Task directions – Copy exactly, leaving out every image, the lines from the one with "Convert this chart to matplotlib code." through the one with "from matplotlib.patches import Rectangle", inclusive.
════
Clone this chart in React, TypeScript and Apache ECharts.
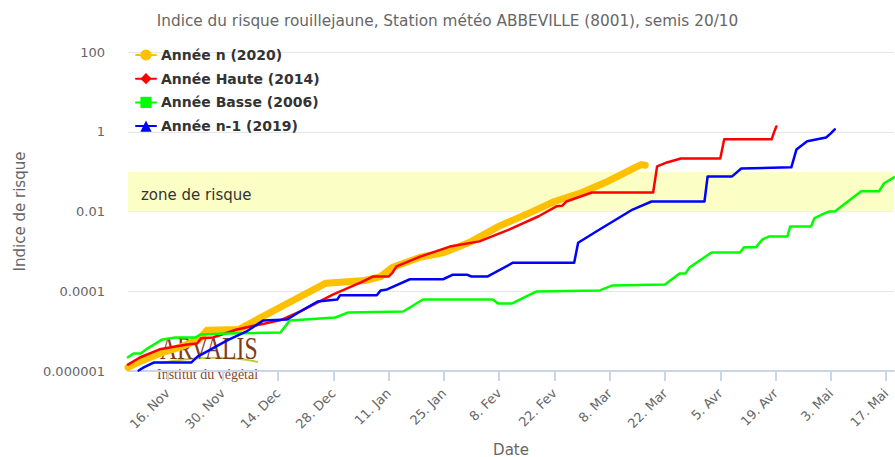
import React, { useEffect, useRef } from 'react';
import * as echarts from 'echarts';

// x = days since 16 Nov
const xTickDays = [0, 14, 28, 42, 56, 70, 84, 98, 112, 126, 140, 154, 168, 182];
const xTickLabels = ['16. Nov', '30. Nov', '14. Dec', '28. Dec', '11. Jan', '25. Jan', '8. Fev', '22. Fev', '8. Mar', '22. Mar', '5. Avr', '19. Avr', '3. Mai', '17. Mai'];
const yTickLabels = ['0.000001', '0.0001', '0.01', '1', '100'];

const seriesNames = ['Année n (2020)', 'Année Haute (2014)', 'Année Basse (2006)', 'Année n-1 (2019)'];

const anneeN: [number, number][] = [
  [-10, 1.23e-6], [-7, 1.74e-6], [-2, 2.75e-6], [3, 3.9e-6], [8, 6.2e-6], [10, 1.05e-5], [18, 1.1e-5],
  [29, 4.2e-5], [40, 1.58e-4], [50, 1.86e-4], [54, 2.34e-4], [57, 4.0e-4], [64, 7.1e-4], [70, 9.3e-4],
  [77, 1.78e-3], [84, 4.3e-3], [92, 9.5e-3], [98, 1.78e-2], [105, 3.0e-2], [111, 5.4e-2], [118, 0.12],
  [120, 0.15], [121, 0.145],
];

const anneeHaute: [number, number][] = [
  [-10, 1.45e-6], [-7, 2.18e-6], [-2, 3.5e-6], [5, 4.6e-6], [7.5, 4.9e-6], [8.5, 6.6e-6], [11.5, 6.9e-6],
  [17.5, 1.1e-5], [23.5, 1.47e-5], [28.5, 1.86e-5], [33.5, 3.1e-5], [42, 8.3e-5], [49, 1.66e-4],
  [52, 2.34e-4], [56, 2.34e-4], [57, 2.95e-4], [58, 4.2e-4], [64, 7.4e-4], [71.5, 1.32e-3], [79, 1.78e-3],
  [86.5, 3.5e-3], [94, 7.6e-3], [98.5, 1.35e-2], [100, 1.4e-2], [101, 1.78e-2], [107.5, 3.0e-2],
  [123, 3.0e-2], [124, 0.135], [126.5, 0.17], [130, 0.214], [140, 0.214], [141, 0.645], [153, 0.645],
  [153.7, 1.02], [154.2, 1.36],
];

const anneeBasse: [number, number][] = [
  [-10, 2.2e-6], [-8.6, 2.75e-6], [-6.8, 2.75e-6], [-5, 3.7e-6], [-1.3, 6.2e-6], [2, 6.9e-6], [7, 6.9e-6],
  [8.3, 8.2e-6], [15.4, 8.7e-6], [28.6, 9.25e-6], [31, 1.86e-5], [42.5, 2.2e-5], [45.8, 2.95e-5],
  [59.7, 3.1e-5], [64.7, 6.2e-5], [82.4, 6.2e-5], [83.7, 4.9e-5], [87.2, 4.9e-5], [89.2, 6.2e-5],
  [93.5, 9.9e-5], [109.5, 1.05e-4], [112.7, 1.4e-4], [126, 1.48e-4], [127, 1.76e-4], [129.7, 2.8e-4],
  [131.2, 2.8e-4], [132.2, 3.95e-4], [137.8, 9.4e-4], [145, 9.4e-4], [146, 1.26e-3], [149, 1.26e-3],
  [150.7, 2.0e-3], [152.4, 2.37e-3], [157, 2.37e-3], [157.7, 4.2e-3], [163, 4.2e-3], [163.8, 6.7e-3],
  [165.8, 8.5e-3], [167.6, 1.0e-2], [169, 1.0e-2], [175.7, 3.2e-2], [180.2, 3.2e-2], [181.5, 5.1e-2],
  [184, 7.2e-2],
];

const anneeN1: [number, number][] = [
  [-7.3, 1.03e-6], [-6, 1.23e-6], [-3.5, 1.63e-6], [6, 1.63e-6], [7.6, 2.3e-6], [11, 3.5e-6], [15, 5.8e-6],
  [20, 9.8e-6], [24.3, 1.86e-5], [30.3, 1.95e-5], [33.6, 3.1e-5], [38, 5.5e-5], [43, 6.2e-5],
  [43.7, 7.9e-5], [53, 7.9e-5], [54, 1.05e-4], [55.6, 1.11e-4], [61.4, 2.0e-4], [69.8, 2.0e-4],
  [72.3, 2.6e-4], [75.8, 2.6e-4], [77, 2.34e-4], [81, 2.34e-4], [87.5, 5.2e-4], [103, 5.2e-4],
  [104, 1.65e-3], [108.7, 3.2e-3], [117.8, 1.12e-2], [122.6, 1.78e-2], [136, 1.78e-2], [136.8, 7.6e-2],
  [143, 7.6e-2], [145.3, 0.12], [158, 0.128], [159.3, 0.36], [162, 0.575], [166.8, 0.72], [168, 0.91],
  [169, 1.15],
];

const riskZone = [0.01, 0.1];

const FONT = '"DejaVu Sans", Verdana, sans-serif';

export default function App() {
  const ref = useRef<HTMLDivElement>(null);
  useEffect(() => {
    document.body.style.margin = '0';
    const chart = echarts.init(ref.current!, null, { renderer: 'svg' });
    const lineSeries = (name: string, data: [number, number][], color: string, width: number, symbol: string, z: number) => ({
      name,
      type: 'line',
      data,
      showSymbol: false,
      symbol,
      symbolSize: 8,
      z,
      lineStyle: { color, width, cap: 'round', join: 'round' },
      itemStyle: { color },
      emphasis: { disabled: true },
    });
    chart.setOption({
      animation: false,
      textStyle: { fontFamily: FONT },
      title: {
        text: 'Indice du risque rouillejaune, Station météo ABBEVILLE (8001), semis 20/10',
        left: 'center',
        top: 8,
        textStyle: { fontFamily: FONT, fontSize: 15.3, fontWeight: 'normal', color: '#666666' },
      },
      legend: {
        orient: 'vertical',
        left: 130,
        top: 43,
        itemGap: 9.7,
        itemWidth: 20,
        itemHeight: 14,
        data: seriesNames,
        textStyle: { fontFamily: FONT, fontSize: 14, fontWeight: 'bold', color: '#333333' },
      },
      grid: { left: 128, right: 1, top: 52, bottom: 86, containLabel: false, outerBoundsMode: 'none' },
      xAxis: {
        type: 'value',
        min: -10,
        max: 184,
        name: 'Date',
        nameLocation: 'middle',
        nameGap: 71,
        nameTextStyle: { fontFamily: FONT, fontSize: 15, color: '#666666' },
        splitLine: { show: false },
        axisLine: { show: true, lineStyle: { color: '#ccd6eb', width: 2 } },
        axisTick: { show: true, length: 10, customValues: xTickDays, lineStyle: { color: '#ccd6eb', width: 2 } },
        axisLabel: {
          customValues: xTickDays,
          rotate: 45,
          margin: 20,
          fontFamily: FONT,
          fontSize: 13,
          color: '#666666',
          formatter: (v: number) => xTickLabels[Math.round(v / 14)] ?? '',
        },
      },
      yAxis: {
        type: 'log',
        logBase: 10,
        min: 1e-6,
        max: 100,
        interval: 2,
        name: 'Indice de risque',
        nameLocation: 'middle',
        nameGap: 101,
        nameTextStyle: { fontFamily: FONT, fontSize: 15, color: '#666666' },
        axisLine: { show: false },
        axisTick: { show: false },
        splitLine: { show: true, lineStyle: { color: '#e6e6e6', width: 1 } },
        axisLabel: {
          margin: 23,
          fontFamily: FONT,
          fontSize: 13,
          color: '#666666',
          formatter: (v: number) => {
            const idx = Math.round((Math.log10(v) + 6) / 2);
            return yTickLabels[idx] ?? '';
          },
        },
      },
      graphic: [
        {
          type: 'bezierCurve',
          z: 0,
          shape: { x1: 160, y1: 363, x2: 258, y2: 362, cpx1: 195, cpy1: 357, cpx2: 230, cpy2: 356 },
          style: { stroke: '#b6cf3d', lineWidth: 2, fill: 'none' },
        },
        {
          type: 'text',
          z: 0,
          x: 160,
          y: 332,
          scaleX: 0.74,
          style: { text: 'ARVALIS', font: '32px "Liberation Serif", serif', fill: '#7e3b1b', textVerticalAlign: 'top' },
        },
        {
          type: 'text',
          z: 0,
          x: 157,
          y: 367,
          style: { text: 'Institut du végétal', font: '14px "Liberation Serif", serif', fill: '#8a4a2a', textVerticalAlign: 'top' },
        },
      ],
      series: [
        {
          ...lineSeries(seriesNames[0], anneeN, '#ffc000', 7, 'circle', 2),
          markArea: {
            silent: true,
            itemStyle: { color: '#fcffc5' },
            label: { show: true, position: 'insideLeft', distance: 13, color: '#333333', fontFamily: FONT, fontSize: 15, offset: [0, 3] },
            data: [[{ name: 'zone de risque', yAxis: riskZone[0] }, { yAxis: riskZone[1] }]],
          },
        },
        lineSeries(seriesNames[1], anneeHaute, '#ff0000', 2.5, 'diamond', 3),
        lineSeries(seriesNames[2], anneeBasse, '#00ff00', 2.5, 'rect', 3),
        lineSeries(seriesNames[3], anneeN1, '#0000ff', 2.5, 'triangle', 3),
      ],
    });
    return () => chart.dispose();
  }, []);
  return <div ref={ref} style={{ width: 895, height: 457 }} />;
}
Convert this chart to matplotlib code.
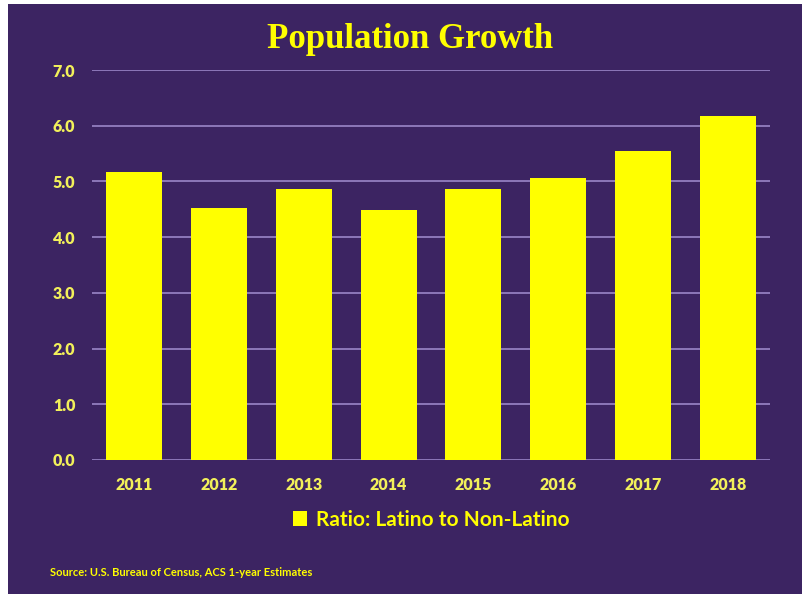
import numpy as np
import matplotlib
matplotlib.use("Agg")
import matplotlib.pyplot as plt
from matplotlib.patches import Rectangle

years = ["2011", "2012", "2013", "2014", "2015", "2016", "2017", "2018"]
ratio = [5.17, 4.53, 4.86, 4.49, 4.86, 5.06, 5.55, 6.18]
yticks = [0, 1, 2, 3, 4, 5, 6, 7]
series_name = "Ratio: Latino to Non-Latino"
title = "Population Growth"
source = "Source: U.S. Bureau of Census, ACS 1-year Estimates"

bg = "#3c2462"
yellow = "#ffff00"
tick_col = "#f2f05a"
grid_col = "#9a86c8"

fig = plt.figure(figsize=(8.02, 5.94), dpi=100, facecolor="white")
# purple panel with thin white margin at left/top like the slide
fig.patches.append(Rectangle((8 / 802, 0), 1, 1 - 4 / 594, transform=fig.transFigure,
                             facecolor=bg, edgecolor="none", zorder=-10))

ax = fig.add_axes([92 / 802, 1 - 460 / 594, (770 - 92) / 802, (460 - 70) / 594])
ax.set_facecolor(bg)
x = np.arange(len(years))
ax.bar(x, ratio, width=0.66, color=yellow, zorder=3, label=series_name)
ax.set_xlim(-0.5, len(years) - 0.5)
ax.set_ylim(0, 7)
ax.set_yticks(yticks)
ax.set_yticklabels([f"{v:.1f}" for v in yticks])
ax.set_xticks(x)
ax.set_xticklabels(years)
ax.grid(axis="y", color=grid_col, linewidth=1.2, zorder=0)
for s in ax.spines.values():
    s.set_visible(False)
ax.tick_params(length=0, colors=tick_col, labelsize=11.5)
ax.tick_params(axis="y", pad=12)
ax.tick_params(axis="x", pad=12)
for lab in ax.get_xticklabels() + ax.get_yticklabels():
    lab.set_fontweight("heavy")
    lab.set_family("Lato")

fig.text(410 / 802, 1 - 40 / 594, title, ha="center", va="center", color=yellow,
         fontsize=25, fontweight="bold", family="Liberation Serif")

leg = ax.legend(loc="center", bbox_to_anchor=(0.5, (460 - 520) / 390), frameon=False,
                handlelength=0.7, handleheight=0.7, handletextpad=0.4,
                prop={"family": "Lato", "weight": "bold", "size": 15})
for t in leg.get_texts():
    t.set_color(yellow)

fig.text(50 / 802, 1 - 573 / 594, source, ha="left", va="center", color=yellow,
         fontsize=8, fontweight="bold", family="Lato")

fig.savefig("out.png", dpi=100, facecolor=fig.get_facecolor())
════
Solution for this exercise –
Convert this chart to matplotlib code.
import numpy as np
import matplotlib
matplotlib.use("Agg")
import matplotlib.pyplot as plt
from matplotlib.patches import Rectangle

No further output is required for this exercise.